Trade

Chrysler - Mercedes Merger Good News For U.S.

Pat Buchanan and others are wringing their hands over the merger of Chrysler and Mercedes. Buchanan warns Germans in Stuttgart will dispose of Chrysler's profits, decide the fate of its workers and reap the benefit of its technological advances.

In fact, there is every reason to expect that the union of Chrysler and Mercedes will be a net plus not only to Chrysler's owners and employees, but to the United States as a whole.

  • According to the latest data from the Bureau of Labor Statistics, the average hourly compensation cost for a production worker in German manufacturing in 1996 was $31.87 -- the highest in the world.

  • Given the $17.70 an hour average in the U.S, Mercedes will probably be further expanding its U.S. operations, because labor costs are lower.

  • On average, workers in foreign-owned U.S. businesses make about 25 percent more than those employed in domestically-owned firms, and foreign direct investment tends to be concentrated in relatively high-paid industries.

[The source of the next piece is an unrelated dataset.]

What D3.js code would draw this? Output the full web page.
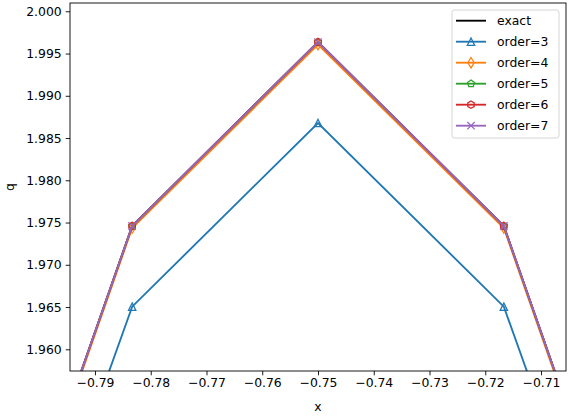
<!DOCTYPE html>
<html><head><meta charset="utf-8">
<script src="https://cdn.jsdelivr.net/npm/d3@7"></script>
<style>body{margin:0;background:#fff}svg{display:block}text{font-family:"DejaVu Sans",sans-serif}</style>
</head><body>
<script>
const xs = [-0.81667, -0.78333, -0.75, -0.71667, -0.68333];
const exactQ = [1.9118, 1.97459, 1.99636, 1.97459, 1.9118];
const order3 = [1.9035, 1.96504, 1.98678, 1.96504, 1.9035];
const order4 = [1.9114, 1.97435, 1.99605, 1.97435, 1.9114];
const order5 = [1.9118, 1.97457, 1.99634, 1.97457, 1.9118];
const order6 = [1.9118, 1.97459, 1.99636, 1.97459, 1.9118];
const order7 = [1.9118, 1.97459, 1.99636, 1.97459, 1.9118];
const seriesNames = ["exact","order=3","order=4","order=5","order=6","order=7"];
const xTicks = [-0.79,-0.78,-0.77,-0.76,-0.75,-0.74,-0.73,-0.72,-0.71];
const yTicks = [1.960,1.965,1.970,1.975,1.980,1.985,1.990,1.995,2.000];

const W=571,H=416, L=70, R=566, T=3, B=371;
const x = d3.scaleLinear().domain([-0.79448,-0.70552]).range([L,R]);
const y = d3.scaleLinear().domain([1.95743,2.00098]).range([B,T]);
const svg = d3.select("body").append("svg").attr("width",W).attr("height",H);
svg.append("defs").append("clipPath").attr("id","clip").append("rect")
  .attr("x",L).attr("y",T).attr("width",R-L).attr("height",B-T);

const series = [
  {name:seriesNames[0], vals:exactQ, color:"#000000", marker:null},
  {name:seriesNames[1], vals:order3, color:"#1f77b4", marker:"tri"},
  {name:seriesNames[2], vals:order4, color:"#ff7f0e", marker:"dia"},
  {name:seriesNames[3], vals:order5, color:"#2ca02c", marker:"pent"},
  {name:seriesNames[4], vals:order6, color:"#d62728", marker:"hex"},
  {name:seriesNames[5], vals:order7, color:"#9467bd", marker:"x"}
];
const ms = 7.4/2;
function poly(n, r, rot){
  const pts=[];
  for(let i=0;i<n;i++){const a=rot+i*2*Math.PI/n; pts.push([r*Math.sin(a), -r*Math.cos(a)]);}
  return "M"+pts.map(p=>p.join(",")).join("L")+"Z";
}
function markerPath(m){
  if(m==="tri") return `M0,${-ms}L${-ms},${ms}L${ms},${ms}Z`;
  if(m==="dia"){const v=ms*1.414, h=v*0.6; return `M0,${-v}L${h},0L0,${v}L${-h},0Z`;}
  if(m==="pent") return poly(5, ms, 0);
  if(m==="hex") return poly(6, ms, 0);
  if(m==="x") return `M${-ms},${-ms}L${ms},${ms}M${-ms},${ms}L${ms},${-ms}`;
  return "";
}
const line = d3.line().x((d,i)=>x(xs[i])).y(d=>y(d));
const g = svg.append("g").attr("clip-path","url(#clip)");
series.forEach(s=>{
  g.append("path").attr("d",line(s.vals)).attr("fill","none").attr("stroke",s.color).attr("stroke-width",1.86);
  if(s.marker){
    g.selectAll(null).data(s.vals).enter().append("path")
      .attr("transform",(d,i)=>`translate(${x(xs[i])},${y(d)})`)
      .attr("d",markerPath(s.marker)).attr("fill","none").attr("stroke",s.color).attr("stroke-width",1.24);
  }
});

// axes
const fmtX = d=>d3.format(".2f")(d).replace("-","\u2212");
const xAxis = svg.append("g").attr("transform",`translate(0,${B})`)
  .call(d3.axisBottom(x).tickValues(xTicks).tickSize(4.3).tickPadding(3).tickFormat(fmtX));
const yAxis = svg.append("g").attr("transform",`translate(${L},0)`)
  .call(d3.axisLeft(y).tickValues(yTicks).tickSize(4.3).tickPadding(4).tickFormat(d3.format(".3f")));
[xAxis,yAxis].forEach(a=>{
  a.select(".domain").remove();
  a.selectAll(".tick line").attr("stroke","#000").attr("stroke-width",0.9);
  a.selectAll(".tick text").attr("font-size",12.4).attr("fill","#000").attr("font-family","DejaVu Sans");
});
svg.append("rect").attr("x",L).attr("y",T).attr("width",R-L).attr("height",B-T)
  .attr("fill","none").attr("stroke","#000").attr("stroke-width",0.9);
svg.append("text").attr("x",(L+R)/2).attr("y",411).attr("text-anchor","middle").attr("font-size",12.4).text("x");
svg.append("text").attr("transform",`translate(14,${(T+B)/2}) rotate(-90)`).attr("text-anchor","middle").attr("font-size",12.4).text("q");

// legend
const lg = svg.append("g");
lg.append("rect").attr("x",452).attr("y",10).attr("width",107).attr("height",128).attr("rx",2.5)
  .attr("fill","#fff").attr("fill-opacity",0.8).attr("stroke","#d0d0d0").attr("stroke-width",0.9);
series.forEach((s,i)=>{
  const yy = 20.7 + i*21;
  lg.append("line").attr("x1",456).attr("x2",486).attr("y1",yy).attr("y2",yy).attr("stroke",s.color).attr("stroke-width",1.86);
  if(s.marker) lg.append("path").attr("transform",`translate(471,${yy})`).attr("d",markerPath(s.marker))
     .attr("fill","none").attr("stroke",s.color).attr("stroke-width",1.24);
  lg.append("text").attr("x",497).attr("y",yy).attr("dy","0.35em").attr("font-size",12.4).text(s.name);
});
</script>
</body></html>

The flow of technology is likely to be as much from Germany to the U.S. as the other way. As a 1991 report from the National Academy of Engineering concluded, "new knowledge or basic research increasingly has become a 'global public good,' impossible to bottle up within any one nation's borders."

Foreign-owned firms contribute as much to the U.S. economy as domestically owned firms. The domestic content of output by foreign-owned firms is almost as high as that of domestically-owned companies: 86.9 percent for the former and 92.9 percent for the latter in 1994. And in the auto industry the percentage has been rising in recent years (see figure).